宋墨玉描绘的不过是她那个世界的冰山一角,可和这里比起来,那里确实像一个神仙居住的地方。
大俞朝最至高无上的人莫过于皇帝,财富和名望最甚的莫过于世家,可他们何尝见过,甚至是听过宋墨玉描绘的这些东西。
“你真是仙女?”陈司悬信了。
宋墨玉心里都要乐开花了,面上还是一本正经的:“当然了,我家乡的神明见我聪慧又勤奋,传授我最精妙的医术还有厨艺,让我来到这里福泽世人,为了便宜我行事,还送了我一个百宝袋。这个百宝袋可以随时随地存放东西。所以现在陇州遭逢劫数,我肯定不能作势不管。”

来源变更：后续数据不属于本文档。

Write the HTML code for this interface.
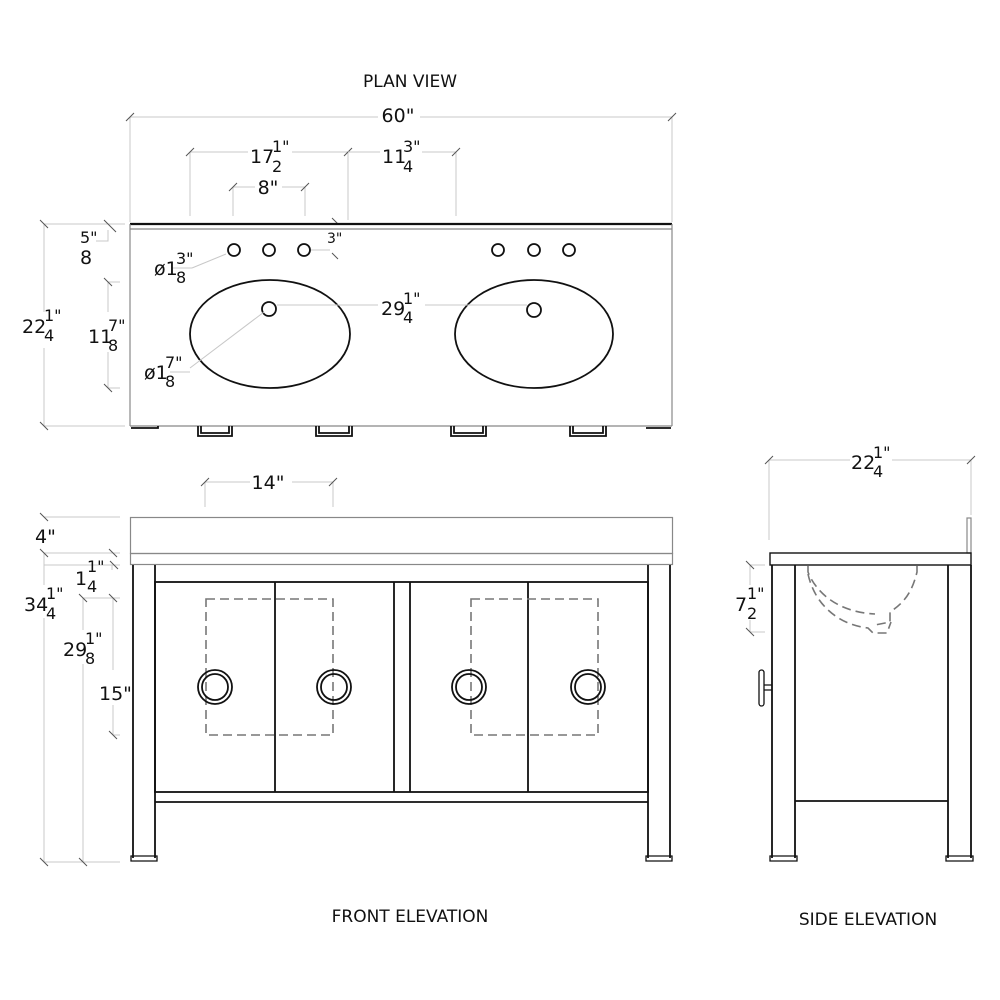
<!DOCTYPE html>
<html><head><meta charset="utf-8"><style>
html,body{margin:0;padding:0;background:#fff;}
svg{display:block;font-family:"DejaVu Sans","Liberation Sans",sans-serif;}
.d{stroke:#c8c8c8;stroke-width:1;fill:none}
.t{stroke:#555;stroke-width:1;fill:none}
.k{stroke:#111;stroke-width:1.8;fill:none}
.g{stroke:#888;stroke-width:1.2;fill:none}
.dash{stroke:#777;stroke-width:1.6;fill:none;stroke-dasharray:9 5}
text{fill:#111}
.L{font-size:17px}
.n{font-size:19px}
.f{font-size:16px}
</style></head><body>
<svg width="1000" height="1000" viewBox="0 0 1000 1000">
<!-- PLAN VIEW -->
<text x="410" y="87" class="L" text-anchor="middle">PLAN VIEW</text>
<path class="d" d="M130 117H378M420 117H672M130 117V222M672 117V222"/>
<path class="t" d="M126 121L134 113M668 121L676 113"/>
<text x="398" y="122" class="n" text-anchor="middle">60"</text>
<!-- 17 1/2 -->
<path class="d" d="M190 152H248M292 152H378M190 152V216M348 152V220"/>
<path class="t" d="M186 156L194 148M344 156L352 148"/>
<text x="250" y="163" class="n">17</text><text x="272" y="152" class="f">1"</text><text x="272" y="172" class="f">2</text>
<!-- 11 3/4 -->
<path class="d" d="M348 152H380M422 152H456M456 152V216"/>
<path class="t" d="M452 156L460 148"/>
<text x="382" y="163" class="n">11</text><text x="403" y="152" class="f">3"</text><text x="403" y="172" class="f">4</text>
<!-- 8 -->
<path class="d" d="M233 187H255M282 187H305M233 187V216M305 187V216"/>
<path class="t" d="M229 191L237 183M301 191L309 183"/>
<text x="268" y="194" class="n" text-anchor="middle">8"</text>
<!-- 3" -->
<text x="327" y="243" class="f" style="font-size:14px">3"</text>
<path class="d" d="M310 250H330"/><path class="t" d="M332 218L338 224M332 253L338 259"/>
<!-- counter top -->
<path d="M130 224H672" stroke="#111" stroke-width="2.2"/>
<path class="g" d="M130 229H672M130 224V426M672 224V426M130 426H672"/>
<g class="k" stroke-width="1.5"><circle cx="234" cy="250" r="6"/><circle cx="269" cy="250" r="6"/><circle cx="304" cy="250" r="6"/>
<circle cx="498" cy="250" r="6"/><circle cx="534" cy="250" r="6"/><circle cx="569" cy="250" r="6"/>
<ellipse cx="270" cy="334" rx="80" ry="54"/><ellipse cx="534" cy="334" rx="79" ry="54"/>
<circle cx="269" cy="309" r="7"/><circle cx="534" cy="310" r="7"/></g>
<!-- 29 1/4 -->
<path class="d" d="M277 305H378M425 305H527"/>
<text x="381" y="315" class="n">29</text><text x="403" y="304" class="f">1"</text><text x="403" y="323" class="f">4</text>
<!-- leaders -->
<path class="d" d="M192 268L226 254M190 368L264 312M172 268H192M170 372H190"/>
<text x="154" y="275" class="n">ø1</text><text x="176" y="264" class="f">3"</text><text x="176" y="283" class="f">8</text>
<text x="144" y="379" class="n">ø1</text><text x="165" y="368" class="f">7"</text><text x="165" y="387" class="f">8</text>
<!-- left dims -->
<path class="d" d="M44 224V312M44 348V426M44 224H125M44 426H125"/>
<path class="t" d="M40 220L48 228M40 422L48 430M104 220L112 228M108 224L116 232"/>
<text x="22" y="333" class="n">22</text><text x="44" y="321" class="f">1"</text><text x="44" y="341" class="f">4</text>
<path class="d" d="M108 230V241H96M108 282V312M108 352V388M108 282H120M108 388H120"/>
<path class="t" d="M104 278L112 286M104 384L112 392"/>
<text x="80" y="243" class="f">5"</text><text x="80" y="264" class="n">8</text>
<text x="88" y="343" class="n">11</text><text x="108" y="331" class="f">7"</text><text x="108" y="351" class="f">8</text>
<!-- feet -->
<g class="k" stroke-width="1.3">
<path d="M131 428H158V426"/><path d="M646 428H671"/>
<path d="M198 426V436H232V426M201 426V433H229V426"/>
<path d="M316 426V436H352V426M319 426V433H349V426"/>
<path d="M451 426V436H486V426M454 426V433H483V426"/>
<path d="M570 426V436H606V426M573 426V433H603V426"/>
</g>

<!-- FRONT ELEVATION -->
<path class="d" d="M205 482H250M292 482H333M205 482V507M333 482V507"/>
<path class="t" d="M201 486L209 478M329 486L337 478"/>
<text x="268" y="489" class="n" text-anchor="middle">14"</text>
<rect x="130.5" y="517.5" width="542" height="36" class="g"/>
<rect x="130.5" y="553.5" width="542" height="11" class="g"/>
<g class="k">
<path d="M133 565V858M155 565V858M648 565V858M670 565V858"/>
<rect x="155" y="582" width="493" height="210"/>
<path d="M275 582V792M394 582V792M410 582V792M528 582V792"/>
<path d="M155 802H648"/>
<path d="M131 861V856H157V861ZM646 861V856H672V861Z" stroke-width="1.3"/>
</g>
<g class="dash"><rect x="206" y="599" width="127" height="136"/><rect x="471" y="599" width="127" height="136"/></g>
<g class="k" stroke-width="1.4">
<circle cx="215" cy="687" r="17"/><circle cx="215" cy="687" r="13"/>
<circle cx="334" cy="687" r="17"/><circle cx="334" cy="687" r="13"/>
<circle cx="469" cy="687" r="17"/><circle cx="469" cy="687" r="13"/>
<circle cx="588" cy="687" r="17"/><circle cx="588" cy="687" r="13"/>
</g>
<path class="d" d="M44 517H120M44 553H120M44 565H120M44 553V585M44 618V862M44 862H120M83 598V630M83 664V862M83 598H120M113 598V670M113 705V735M113 735H120M112 565V570"/>
<path class="t" d="M40 513L48 521M40 549L48 557M40 858L48 866M79 594L87 602M79 858L87 866M109 594L117 602M109 731L117 739M109 549L117 557M110 561L118 569"/>
<text x="35" y="543" class="n">4"</text>
<text x="75" y="585" class="n">1</text><text x="87" y="572" class="f">1"</text><text x="87" y="592" class="f">4</text>
<text x="24" y="611" class="n">34</text><text x="46" y="599" class="f">1"</text><text x="46" y="619" class="f">4</text>
<text x="63" y="656" class="n">29</text><text x="85" y="644" class="f">1"</text><text x="85" y="664" class="f">8</text>
<text x="99" y="700" class="n">15"</text>
<text x="410" y="922" class="L" text-anchor="middle">FRONT ELEVATION</text>

<!-- SIDE ELEVATION -->
<path class="d" d="M769 460H850M892 460H971M769 460V540M971 460V515"/>
<path class="t" d="M765 464L773 456M967 464L975 456"/>
<text x="851" y="469" class="n">22</text><text x="873" y="458" class="f">1"</text><text x="873" y="477" class="f">4</text>
<rect x="967" y="518" width="4" height="35" class="g"/>
<g class="k">
<rect x="770" y="553" width="201" height="12" stroke-width="1.4"/>
<path d="M772 565V858M795 565V858M948 565V858M971 565V858M795 801H948"/>
<path d="M770 861V856H797V861ZM946 861V856H973V861Z" stroke-width="1.3"/>
<rect x="759" y="670" width="5" height="36" rx="2.5" stroke-width="1.3"/>
<path d="M764 685H772M764 690H772" stroke-width="1.3"/>
</g>
<path class="dash" stroke-dasharray="7 4" d="M808 566V572C815 590 835 612 875 614M917 566V572C912 592 905 602 890 612V622L875 625"/>
<path class="dash" stroke-dasharray="7 4" d="M808 574C815 606 840 625 868 628L873 633H887L891 622"/>
<path class="d" d="M750 565V585M750 620V632M750 565H765M750 632H765"/>
<path class="t" d="M746 561L754 569M746 628L754 636"/>
<text x="735" y="611" class="n">7</text><text x="747" y="599" class="f">1"</text><text x="747" y="619" class="f">2</text>
<text x="868" y="925" class="L" text-anchor="middle">SIDE ELEVATION</text>
</svg>
</body></html>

生死一刻的时候,她什么都不想瞒着陈司悬,她知道在这个世界,无论未来会发生什么,陈司悬都是那个她想一起走到最后的人。
但有些事情还是太过惊世骇俗,所以宋墨玉选择说一半藏一半。
陈司悬在意的却是另外一件事,他迟疑许久才开口问:“那你还会走吗?”
“啊?”宋墨玉愣了愣。如果是以前有人这么问她,她会毫不犹豫地说当然了。那里才是她长大的地方,熟悉的地方,最舒服的地方。可现在她却不知道怎么说。
这里固然没有原来的世界好,但这里有爹娘、大哥,有陈司悬,有如霜、惠惠,有她亲手做大的饭馆酒楼,还有她新买的房子,还有她尚未实施的杂交水稻计划。
这是一个她还没有想明白的问题。
有些问题没有第一时间回答,那便已经是给出答案了。陈司悬似乎知道这个道理,他没有再纠结在这个问题上,只是笑了笑扯开话题:“那仙女,我们要不要先去找个草屋住下?
“好。”宋墨玉见他没再问,暗自松了口气。可是她也不忍看他失落,伸手拉住陈司悬:“我还有件事要做呢。”
“什么?”陈司悬问。
然后他便看到那张还脏乎乎的脸凑到他的眼前,在他唇上亲了一口。宋墨玉亲完就跑,转眼间已经跑远。
她只是想用实际行动告诉他,不管他变成什么样,她都喜欢他。
没过一会两人就找到了一间没人的草屋,只是这屋里几乎什么东西都没有,只有一张门板加两条被褥搭成的床,另外还有床上放着的两个邦邦硬的窝窝头和门边一木桶的水。而且这草屋四面都漏风,冷得厉害。
不知道有多少病人都住在这样的环境里,除了那些进疫区的时候自己带了被子干粮的人外,其他的没有先病死倒是先冻死饿死了。